Is there any empirical (probably not) or even anecdotal evidence along with opinion that you can in fact “wear out” your body, specifically your heart and other organs living on the extreme end of the exercise? By extreme I am talking lifelong extreme distance runners and the like.
Additionally, I wonder if any studies have been proposed to see if long term extreme exercise has led to a bodies vulnerability/increased exposure to diseases like cancer.
I have read many preliminary studies about calorie restriction leading to increased lifespan, leading me to think about the work load on your organs to digest and utilize the intake. Wouldn’t the same thing apply to very heavy wear and tear on your heart and other organs in long term extreme exercise?
While I know the body is nothing like a man made machine, it seems logical to at least consider you can wear out your body sooner by “red lining” it consistently in much the same way you would an engine.
I have definitely seen the issues with mobility, joints, overall comfort in football players like Earl Campbell. However I was more specifically asking things like heart failure.
If you are a lifelong marathon runner and generally get your heart rate in the 150+ range for extended periods, are you “wearing out” the muscle, the valves, et al?
Of course we need to point out here that (as the article points out) Jim Fixx was genetically predisposed to having heart issues, and his exercising, rather than being the cause of his death, probably kept him healthy longer than if he hadn’t been exercising.
I’ve heard of women essentially wrecking their bodies. What can happen is that they exercise so much that their body fat drops below what’s healthy for a woman, and they suffer what amounts to premature menopause (because fat produces estrogen). Their bones then can become brittle from osteoporosis, and if they try to tough it out they can cripple themselves.
Note that she has to really work at it to end up that bad off. It’s only logical that if you try to work anything too hard it’ll break.
According to this article (and others I just googled) endurance athletes like marathon runners, while they may have higher heart rates when they’re actively exercising, have unusually low heart rates the rest of the time. 40-50bpm, according to that article. So if you exercise strenuously for, say, four hours a day and relax the other twenty hours your heart probably beats fewer times each day than that of the average couch potato.
My wife, who goes to the gym regularly tells me that whenever she gets a checkup the first thing the nurse says when she measures her resting heart rate is “I can see that you’re keeping up with the exercise”.
(I go to the gym more than she does, and they don’t say that to me, though. Foo.)
wasn’t there a couple of olympic runners who this happened to? one was a woman who did drop dead of a massive heart attack and there was a guy nearly died and quit training.
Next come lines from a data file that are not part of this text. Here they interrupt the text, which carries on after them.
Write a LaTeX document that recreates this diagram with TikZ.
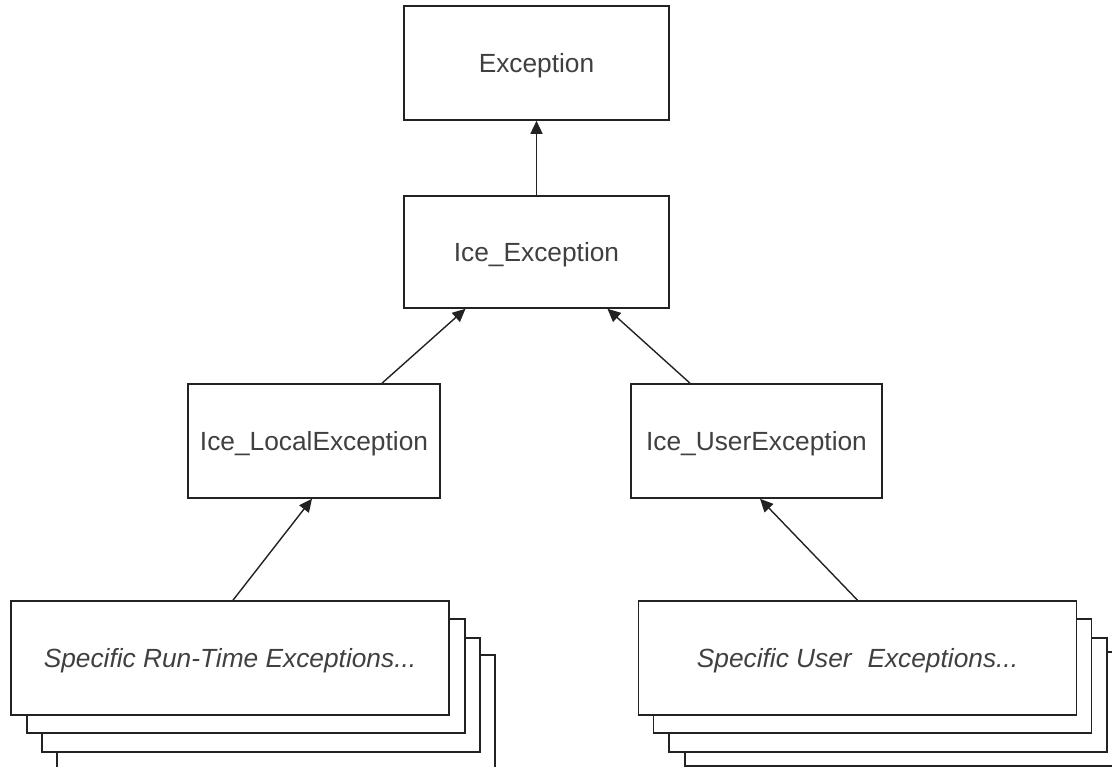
\documentclass[tikz,border=0pt]{standalone}
\usepackage{fontspec}
\setmainfont{Liberation Sans}
\usetikzlibrary{arrows.meta,calc}
\definecolor{txt}{HTML}{404040}
\definecolor{ln}{HTML}{222222}
\begin{document}
\begin{tikzpicture}[x=1pt,y=-1pt,
  box/.style={draw=ln,line width=1.6pt,fill=white,rectangle,inner sep=0pt,
    text=txt,font=\fontsize{26.3}{30}\selectfont,text height=24pt,text depth=5pt},
  cls/.style={box,minimum height=113pt},
  spec/.style={box,minimum width=438pt,minimum height=114pt,font=\fontsize{26.3}{30}\selectfont\itshape},
  inh/.style={draw=ln,line width=1.4pt,-{Triangle[length=13pt,width=12pt]}}]
\useasboundingbox (0,0) rectangle (1112,767);
\node[cls,minimum width=265pt,minimum height=114pt] (exc) at (536.5,63) {Exception};
\node[cls,minimum width=265pt,minimum height=112pt] (ice) at (536.5,252) {Ice\_Exception};
\node[cls,minimum width=252pt,minimum height=114pt] (loc) at (314,441) {Ice\_LocalException};
\node[cls,minimum width=251pt,minimum height=114pt] (usr) at (756.5,441) {Ice\_UserException};
% left stack
\node[spec] (l4) at (276,712) {};
\node[spec] (l3) at (261,695) {};
\node[spec] (l2) at (246,676) {};
\node[spec] (l1) at (230,658) {Specific Run-Time Exceptions...};
% right stack
\node[spec] (r4) at (904,709) {};
\node[spec] (r3) at (888,695) {};
\node[spec] (r2) at (872.5,676) {};
\node[spec] (r1) at (857.5,658) {Specific User\hspace{0.6em}Exceptions...};
% connectors
\draw[inh] (ice.north) -- (exc.south);
\draw[inh] ($(loc.north)+(68,0)$) -- ($(ice.south)+(-71,0)$);
\draw[inh] ($(usr.north)+(-66.5,0)$) -- ($(ice.south)+(71,0)$);
\draw[inh] ($(l1.north)+(3,0)$) -- ($(loc.south)+(-2,0)$);
\draw[inh] (r1.north) -- ($(usr.south)+(3.5,0)$);
\end{tikzpicture}
\end{document}
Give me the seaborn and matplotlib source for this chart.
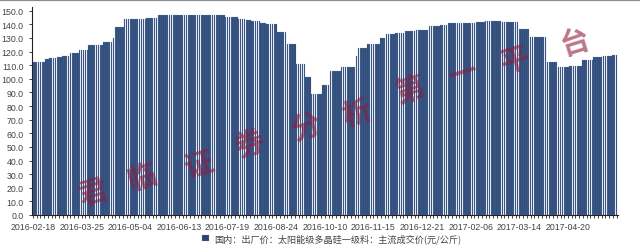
import numpy as np
import pandas as pd
import matplotlib
matplotlib.use("Agg")
import matplotlib.pyplot as plt
import seaborn as sns
from matplotlib.lines import Line2D

# ---- data: price levels and how many trading days each held ----
levels = [112, 114.5, 115.5, 116.2, 117, 119, 121.5, 125, 127.3, 130, 138, 144, 145, 147,
          146.5, 145.1, 144.2, 143.4, 142.2, 141, 140.2, 134.1, 125.5, 110.9, 101.1, 88.5,
          95.7, 105.5, 108.4, 117, 122.4, 125.8, 129.7, 132.9, 133.6, 134.9, 136.1, 138.6,
          139.8, 140.7, 141, 141.5, 142.2, 142.7, 141.7, 136.6, 130.5, 112.1, 108.4, 109.2,
          114, 115.8, 116.5, 117.7]
runs = [7, 2, 4, 3, 4, 5, 5, 8, 5, 1, 5, 12, 6, 24, 12, 7, 4, 3, 5, 3, 6, 5, 5, 5, 3, 6,
        4, 6, 8, 1, 5, 7, 3, 5, 5, 6, 7, 6, 4, 8, 7, 5, 5, 4, 9, 6, 9, 6, 6, 7, 6, 5, 5, 3]
tick_labels = ["2016-02-18", "2016-03-25", "2016-05-04", "2016-06-13", "2016-07-19",
               "2016-08-24", "2016-10-10", "2016-11-15", "2016-12-21", "2017-02-06",
               "2017-03-14", "2017-04-20"]
series_name = "国内：出厂价：太阳能级多晶硅一级料：主流成交价(元/公斤)"
watermark = "君临证券分析第一平台"

values = np.repeat(levels, runs)
df = pd.DataFrame({"idx": np.arange(len(values)), "price": values})

sns.set_theme(style="white")
plt.rcParams["font.family"] = ["Liberation Sans", "Noto Sans CJK SC", "DejaVu Sans"]

W, H = 640, 251
fig = plt.figure(figsize=(W / 100, H / 100), dpi=100)
n = len(values)
pxw = 1.8706
left_px = 33 - 0.5 * pxw
right_px = 33 + (n - 0.5) * pxw
bottom_px, top_px = 216, 216 - 1.362 * 153
ax = fig.add_axes([left_px / W, (H - bottom_px) / H, (right_px - left_px) / W, (bottom_px - top_px) / H])

sns.barplot(data=df, x="idx", y="price", ax=ax, color="#2A4676", saturation=1,
            width=0.78, edgecolor="#7D95BC", linewidth=0.15, label=series_name)

ax.set_xlim(-0.5, n - 0.5)
ax.set_ylim(0, 153)
ax.set_xlabel("")
ax.set_ylabel("")
ax.set_yticks(np.arange(0, 151, 10))
ax.set_yticklabels([f"{v:.1f}" for v in np.arange(0, 151, 10)])
major = np.arange(0, 26 * len(tick_labels), 26)
ax.set_xticks(major)
ax.set_xticklabels(tick_labels)
ax.set_xticks(np.arange(0, n, 2), minor=True)
for s in ["top", "right"]:
    ax.spines[s].set_visible(False)
for s in ["left", "bottom"]:
    ax.spines[s].set_color("#222222")
    ax.spines[s].set_linewidth(0.8)
ax.tick_params(axis="both", which="both", direction="out", length=2.2, width=0.6,
               color="#222222", labelsize=6.3, labelcolor="#444444")
ax.tick_params(axis="x", which="major", pad=3, bottom=True)
ax.tick_params(axis="x", which="minor", bottom=True, length=2.2)
ax.tick_params(axis="y", which="major", left=True, pad=4)

leg = ax.legend(loc="center", bbox_to_anchor=(332 / W, 1 - 239 / H), bbox_transform=fig.transFigure,
                frameon=False, handlelength=0.7, handleheight=0.7, handletextpad=0.6,
                prop={"family": ["Noto Sans CJK SC", "DejaVu Sans"], "size": 6.6})
for t in leg.get_texts():
    t.set_color("#444444")

# watermark characters
pos = [(93, 193), (142, 177), (200, 165), (250, 145), (305, 127), (357, 113),
       (410, 90), (463, 73), (515, 60), (575, 42)]
for ch, (px, py) in zip(watermark, pos):
    fig.text(px / W, 1 - py / H, ch, ha="center", va="center", fontsize=21, rotation=17,
             color="#8E1C3C", alpha=0.6, fontweight="bold",
             family=["Noto Sans CJK SC", "DejaVu Sans"])

# top frame line
fig.add_artist(Line2D([0, 1], [1 - 1 / H, 1 - 1 / H], transform=fig.transFigure,
                      color="#8C8C8C", linewidth=1.6))

fig.savefig("out.png", dpi=100)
The woman was quite a while back (80 or 90’s) I want to say her name was kersee or something like that?
missed the edit frame, kind of short for those of us who don’t see or type well
anyway it wasn’t kersee who died it must have been a friend or relative also in the sport because I remember all the press about them being ultimate healthy and coroners report basicaoly broke down to a person needs at least minimal body fat for there organs to work and that was why the runners heart failed. I think I’ve also read that this occurs in anorexia too, might find something searching there.
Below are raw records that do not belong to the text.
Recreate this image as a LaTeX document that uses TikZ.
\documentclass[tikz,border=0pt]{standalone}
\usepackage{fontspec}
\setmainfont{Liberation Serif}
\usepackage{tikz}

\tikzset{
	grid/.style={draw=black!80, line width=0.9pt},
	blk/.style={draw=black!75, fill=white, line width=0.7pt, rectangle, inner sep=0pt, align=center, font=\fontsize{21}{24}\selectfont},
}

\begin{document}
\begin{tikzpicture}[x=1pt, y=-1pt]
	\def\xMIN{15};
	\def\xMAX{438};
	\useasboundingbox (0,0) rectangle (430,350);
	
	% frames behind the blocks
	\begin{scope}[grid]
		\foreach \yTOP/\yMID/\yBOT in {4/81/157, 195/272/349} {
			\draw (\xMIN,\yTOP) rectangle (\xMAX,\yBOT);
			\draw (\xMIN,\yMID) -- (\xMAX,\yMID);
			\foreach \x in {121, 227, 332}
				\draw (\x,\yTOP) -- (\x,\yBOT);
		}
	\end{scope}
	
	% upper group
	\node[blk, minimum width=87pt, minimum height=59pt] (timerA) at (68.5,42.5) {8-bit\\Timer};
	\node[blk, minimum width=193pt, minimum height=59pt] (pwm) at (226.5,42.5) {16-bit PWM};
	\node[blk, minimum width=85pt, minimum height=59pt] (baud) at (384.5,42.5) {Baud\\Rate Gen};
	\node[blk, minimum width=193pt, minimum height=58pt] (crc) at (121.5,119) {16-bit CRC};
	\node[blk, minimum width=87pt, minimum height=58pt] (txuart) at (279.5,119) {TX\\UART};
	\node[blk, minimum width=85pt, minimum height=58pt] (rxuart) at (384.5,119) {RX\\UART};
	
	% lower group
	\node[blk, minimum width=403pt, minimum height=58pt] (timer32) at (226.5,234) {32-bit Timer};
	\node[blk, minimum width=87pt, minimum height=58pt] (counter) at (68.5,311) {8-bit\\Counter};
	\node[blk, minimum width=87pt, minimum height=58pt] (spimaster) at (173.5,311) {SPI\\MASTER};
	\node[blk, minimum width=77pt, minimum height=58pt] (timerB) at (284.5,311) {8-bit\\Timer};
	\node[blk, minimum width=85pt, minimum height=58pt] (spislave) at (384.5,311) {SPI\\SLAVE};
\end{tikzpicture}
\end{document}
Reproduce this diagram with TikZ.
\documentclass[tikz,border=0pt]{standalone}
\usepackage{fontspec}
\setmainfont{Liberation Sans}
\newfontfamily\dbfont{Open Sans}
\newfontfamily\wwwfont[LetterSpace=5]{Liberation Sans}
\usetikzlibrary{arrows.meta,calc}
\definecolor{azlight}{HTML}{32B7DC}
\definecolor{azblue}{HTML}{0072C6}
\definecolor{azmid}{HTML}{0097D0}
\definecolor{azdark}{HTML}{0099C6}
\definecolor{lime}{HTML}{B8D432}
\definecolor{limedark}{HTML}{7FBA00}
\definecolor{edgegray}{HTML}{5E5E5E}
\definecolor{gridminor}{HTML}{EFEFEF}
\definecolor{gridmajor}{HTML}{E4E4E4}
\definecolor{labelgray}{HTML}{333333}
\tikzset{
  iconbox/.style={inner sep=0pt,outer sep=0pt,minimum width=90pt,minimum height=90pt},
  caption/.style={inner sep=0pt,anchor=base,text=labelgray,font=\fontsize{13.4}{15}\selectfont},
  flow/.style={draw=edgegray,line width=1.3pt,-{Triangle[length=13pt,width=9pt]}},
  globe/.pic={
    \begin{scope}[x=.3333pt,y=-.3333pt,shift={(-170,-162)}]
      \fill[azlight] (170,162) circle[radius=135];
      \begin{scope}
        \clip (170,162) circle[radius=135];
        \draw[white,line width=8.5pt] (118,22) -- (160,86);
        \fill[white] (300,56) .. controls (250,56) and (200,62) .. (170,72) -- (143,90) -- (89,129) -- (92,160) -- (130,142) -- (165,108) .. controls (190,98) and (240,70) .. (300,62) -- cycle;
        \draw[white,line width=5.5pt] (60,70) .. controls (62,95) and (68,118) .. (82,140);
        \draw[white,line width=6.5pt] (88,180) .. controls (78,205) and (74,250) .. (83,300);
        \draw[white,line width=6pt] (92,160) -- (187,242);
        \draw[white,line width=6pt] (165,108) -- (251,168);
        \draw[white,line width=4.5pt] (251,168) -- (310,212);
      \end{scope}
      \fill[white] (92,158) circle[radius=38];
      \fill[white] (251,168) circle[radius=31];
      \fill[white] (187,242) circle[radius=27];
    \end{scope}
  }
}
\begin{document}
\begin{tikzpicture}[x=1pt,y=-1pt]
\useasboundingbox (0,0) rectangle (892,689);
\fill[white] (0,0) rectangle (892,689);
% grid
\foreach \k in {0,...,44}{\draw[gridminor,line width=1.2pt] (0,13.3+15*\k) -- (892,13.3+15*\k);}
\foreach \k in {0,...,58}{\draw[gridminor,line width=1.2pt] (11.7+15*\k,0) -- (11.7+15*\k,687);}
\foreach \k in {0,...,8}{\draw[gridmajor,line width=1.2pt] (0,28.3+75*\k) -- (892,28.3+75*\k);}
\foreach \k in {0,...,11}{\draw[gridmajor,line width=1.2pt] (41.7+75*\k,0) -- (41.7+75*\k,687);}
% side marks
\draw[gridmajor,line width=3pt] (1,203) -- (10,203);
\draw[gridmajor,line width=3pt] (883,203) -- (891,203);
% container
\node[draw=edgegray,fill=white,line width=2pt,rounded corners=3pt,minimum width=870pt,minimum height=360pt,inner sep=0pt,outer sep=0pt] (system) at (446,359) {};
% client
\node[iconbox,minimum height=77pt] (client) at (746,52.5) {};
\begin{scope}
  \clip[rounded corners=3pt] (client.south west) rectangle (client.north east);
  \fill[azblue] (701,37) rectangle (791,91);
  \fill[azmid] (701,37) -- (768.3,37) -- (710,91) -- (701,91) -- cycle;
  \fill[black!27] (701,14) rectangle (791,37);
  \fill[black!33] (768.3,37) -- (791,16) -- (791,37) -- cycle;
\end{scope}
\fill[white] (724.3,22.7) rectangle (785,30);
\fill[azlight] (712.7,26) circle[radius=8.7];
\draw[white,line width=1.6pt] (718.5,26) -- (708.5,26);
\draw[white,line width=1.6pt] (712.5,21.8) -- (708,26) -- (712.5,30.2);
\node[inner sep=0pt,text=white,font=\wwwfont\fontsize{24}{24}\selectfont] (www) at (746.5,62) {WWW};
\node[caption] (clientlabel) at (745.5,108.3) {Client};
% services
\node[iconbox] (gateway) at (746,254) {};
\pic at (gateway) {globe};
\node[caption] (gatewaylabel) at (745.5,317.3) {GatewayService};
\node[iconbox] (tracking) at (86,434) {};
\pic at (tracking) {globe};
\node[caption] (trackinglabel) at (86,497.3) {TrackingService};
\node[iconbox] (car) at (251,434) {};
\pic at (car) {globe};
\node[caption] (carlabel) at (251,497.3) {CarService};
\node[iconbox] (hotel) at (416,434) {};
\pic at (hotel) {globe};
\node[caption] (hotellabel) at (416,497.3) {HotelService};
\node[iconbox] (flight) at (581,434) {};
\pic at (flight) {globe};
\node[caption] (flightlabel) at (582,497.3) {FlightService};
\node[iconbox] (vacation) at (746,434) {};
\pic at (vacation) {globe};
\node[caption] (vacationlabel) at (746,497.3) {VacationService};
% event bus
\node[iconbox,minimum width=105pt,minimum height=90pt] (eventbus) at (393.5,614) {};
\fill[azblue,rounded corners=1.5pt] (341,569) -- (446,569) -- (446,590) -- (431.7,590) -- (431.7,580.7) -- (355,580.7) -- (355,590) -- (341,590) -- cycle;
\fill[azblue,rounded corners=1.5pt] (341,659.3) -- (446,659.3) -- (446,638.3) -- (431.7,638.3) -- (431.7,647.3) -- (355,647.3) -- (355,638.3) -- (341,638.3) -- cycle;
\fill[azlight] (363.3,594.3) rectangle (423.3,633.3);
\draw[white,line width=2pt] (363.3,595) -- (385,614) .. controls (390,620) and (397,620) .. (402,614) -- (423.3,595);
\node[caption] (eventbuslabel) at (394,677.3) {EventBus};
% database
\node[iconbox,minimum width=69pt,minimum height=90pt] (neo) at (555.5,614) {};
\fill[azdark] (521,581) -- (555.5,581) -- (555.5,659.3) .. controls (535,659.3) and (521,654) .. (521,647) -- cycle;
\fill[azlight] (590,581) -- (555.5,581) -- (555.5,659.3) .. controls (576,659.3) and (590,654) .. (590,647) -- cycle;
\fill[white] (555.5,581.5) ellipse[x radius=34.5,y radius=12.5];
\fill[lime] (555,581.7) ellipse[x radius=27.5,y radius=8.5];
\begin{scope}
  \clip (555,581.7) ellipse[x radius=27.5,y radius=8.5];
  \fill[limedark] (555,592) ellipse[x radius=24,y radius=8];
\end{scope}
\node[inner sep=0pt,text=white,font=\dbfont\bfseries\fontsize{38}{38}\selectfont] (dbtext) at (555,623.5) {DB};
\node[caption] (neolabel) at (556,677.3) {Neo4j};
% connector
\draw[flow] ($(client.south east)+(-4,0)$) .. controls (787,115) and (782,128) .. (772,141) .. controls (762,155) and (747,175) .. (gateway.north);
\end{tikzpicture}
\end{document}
did some google digging found several olympic athletes over the years dropping dead of heart failure very young, usually while playing.
sorry kind of dijointed long day and don’t feel well
You’re probably thinking of Florence Griffith Joyner, who was related (sister-in-law) to Jackie Joyner-Kersee. But she was a sprinter, not an endurance athlete, and died of epileptic seizure.
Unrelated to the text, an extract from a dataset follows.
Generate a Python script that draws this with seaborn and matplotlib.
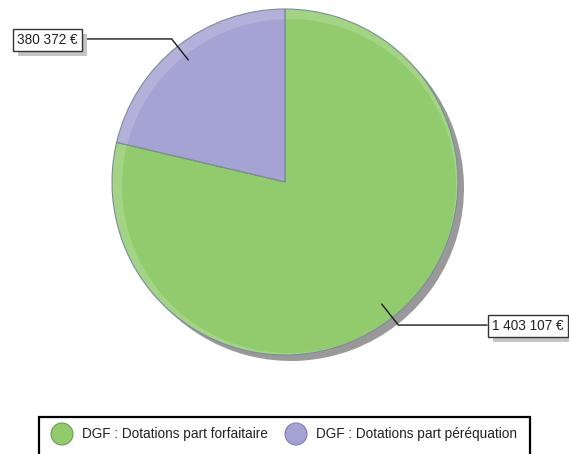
import numpy as np
import pandas as pd
import seaborn as sns
import matplotlib
matplotlib.use("Agg")
import matplotlib.pyplot as plt
from matplotlib.patches import Rectangle, PathPatch
from matplotlib.path import Path
import matplotlib.patheffects as pe

# Dotation globale de fonctionnement (DGF)
categories = ["DGF : Dotations part forfaitaire", "DGF : Dotations part péréquation"]
values = [1403107, 380372]
value_labels = ["1 403 107 €", "380 372 €"]

sns.set_theme(style="white")
plt.rcParams["font.family"] = ["Liberation Sans", "DejaVu Sans"]

palette = sns.color_palette(["#92CB6E", "#A5A3D4"])
edge_dark = ["#6f9a56", "#7f7db0"]

df = pd.DataFrame({"categorie": categories, "montant": values,
                   "etiquette": value_labels, "couleur": list(palette)})
# the smaller share starts at 12 o'clock and runs counter-clockwise
df_pie = df.iloc[[1, 0]].reset_index(drop=True)

W, H = 569, 454
fig = plt.figure(figsize=(W / 100, H / 100), dpi=100, facecolor="white")
ax = fig.add_axes([0, 0, 1, 1])

cx, cy, R = 285, H - 182, 173

# drop shadow
ax.pie(df_pie["montant"], colors=["#999999"] * 2, radius=R,
       center=(cx + 6, cy - 6), startangle=90, counterclock=True,
       wedgeprops=dict(linewidth=0))
# slices
wedges, _ = ax.pie(df_pie["montant"], colors=df_pie["couleur"], radius=R,
                   center=(cx, cy), startangle=90, counterclock=True,
                   wedgeprops=dict(linewidth=0))

# light rim on the upper-left of the disc
t = np.linspace(0, 2 * np.pi, 361)
outer = np.column_stack([cx + R * np.cos(t), cy + R * np.sin(t)])
r2 = R - 6
inner = np.column_stack([cx + 4 + r2 * np.cos(t[::-1]), cy - 4 + r2 * np.sin(t[::-1])])
verts = np.vstack([outer, inner])
codes = ([Path.MOVETO] + [Path.LINETO] * (len(outer) - 2) + [Path.CLOSEPOLY]) * 2
ax.add_patch(PathPatch(Path(verts, codes), facecolor="white", alpha=0.16,
                       linewidth=0, zorder=3))

# outlines
ax.pie(df_pie["montant"], colors=["none"] * 2, radius=R, center=(cx, cy),
       startangle=90, counterclock=True,
       wedgeprops=dict(edgecolor="#7d8c99", linewidth=0.8, zorder=4))

# value call-outs
for w, lab in zip(wedges, df_pie["etiquette"]):
    ang = np.deg2rad((w.theta1 + w.theta2) / 2)
    p0 = (cx + 0.9 * R * np.cos(ang), cy + 0.9 * R * np.sin(ang))
    p1 = (cx + 1.055 * R * np.cos(ang), cy + 1.055 * R * np.sin(ang))
    if np.cos(ang) < 0:
        xend, ha, xt = 83, "right", 78
    else:
        xend, ha, xt = 487, "left", 492
    ax.plot([p0[0], p1[0], xend], [p0[1], p1[1], p1[1]], color="#1a1a1a",
            lw=1.0, zorder=5, solid_joinstyle="miter")
    txt = ax.text(xt, p1[1] - 1, lab, ha=ha, va="center", fontsize=9.8,
                  color="#222222", zorder=6,
                  bbox=dict(boxstyle="square,pad=0.3", facecolor="white",
                            edgecolor="#333333", linewidth=1.0))
    txt.get_bbox_patch().set_path_effects(
        [pe.SimplePatchShadow(offset=(3.5, -3.5), shadow_rgbFace="#c4c4c4", alpha=1.0),
         pe.Normal()])

# legend
ax.add_patch(Rectangle((39, H - 470), 491, 470 - 417, facecolor="white",
                       edgecolor="black", linewidth=1.6, zorder=5))
leg_x = [62, 296]
ax.scatter(leg_x, [H - 434] * 2, s=250, c=list(palette), edgecolors=edge_dark,
           linewidths=0.8, zorder=6)
for x, name in zip(leg_x, df["categorie"]):
    ax.text(x + 20, H - 434, name, ha="left", va="center", fontsize=9.8,
            color="#222222", zorder=6)

ax.set_xlim(0, W)
ax.set_ylim(0, H)
ax.set_aspect("auto")
ax.axis("off")

fig.savefig("out.png", dpi=100, facecolor="white")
Perhaps some summary of those studies would be useful.
As per the full article of the second link,
That article then documented some findings consistent with myocardial fibrosis (“LGE”) in a group of 12 older male veteran lifelong and still competing endurance athletes average age 57, more in those who did the most marathons and ultramarathons.
This finding has been replicated in a larger study of veteran runners (and in rats, in whom it was documented that arrhythmias were more easily induced).
So possibly the extreme end of endurance training can increase the risk of fibrosis which in turn may increase the risk of arrhytmias.
A doctor once told me that “study [and it was in the singular] has shown” that people who run on average live longer than people who don’t - by about the same amount of time they spend running. I chose not to verify that statement, because I liked it. I still do. And I still don’t. Run that is.